After the war he refused a commission and went back to the
timber business, inventing a machine for grading timber and introducing metric
measurements. He became the manager of a sawmill, and under the pen name Victor
Serry wrote British Sawmilling Practice, among other timber-related
tomes.
Mr. Serebriakoff joined Mensa in 1950 after his first wife,
Mary, cut an advertisement out of a newspaper and encouraged him to join. She
died soon afterward, and he married Winifred Rouse, whom he had met at Mensa
meetings. Though the marriage lasted until her death in 1995, it led to a not
entirely pleasant philosophical revelation, as he told The New York Times
Magazine in 1960:
When I joined Mensa I thought, 'Now I am joining a
bunch of very bright people; therefore everyone will agree with me.' Alas, this
turned out not to be so. Then I married a member and began to learn the full
extent, breadth and profundity of human disagreement.

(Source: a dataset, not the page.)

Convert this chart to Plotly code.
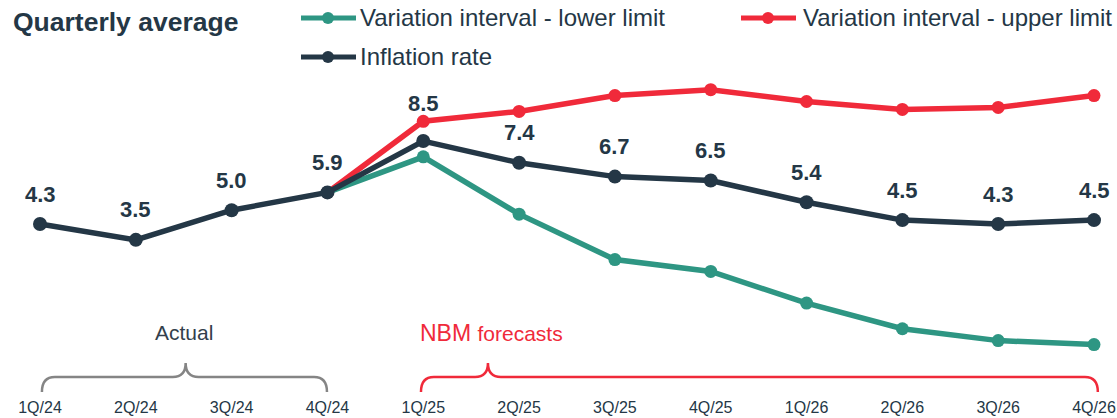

Mr. Serebriakoff never denied being an elitist but remained
calm and courteous throughout the spirited discussions at think-ins, as meeting
are called. He addressed the issue of smart people breeding with smart people
on several occasions.
It's easy to say bright people should marry other
bright people to produce bright children, but then you have to realize you're
also saying dim people will be left only with other dim people to marry -- and
is that desirable? he told Look magazine in 1964. Of course,
nobody can think straight on the subject because sooner or later Hitler's name
comes up, and then all thinking stops.
In 1982, he was named Mensa's honorary international
president and in the next decade campaigned for educational improvements for
gifted children.
Mr. Serebriakoff wrote and lectured widely about the brain,
intelligence and educating gifted children. He also wrote humorous poetry,
including Vile Verse, published in 1997. He is survived by a son, Mark,
of London and a daughter, Judith, of Anglesey, a small island off northwest
Wales.
Mensa colleagues said that by living past the midnight that
ended the millennium, Mr. Serebriakoff achieved his final ambition. They noted
that his apartment in Blackheath lies almost exactly on the prime meridian.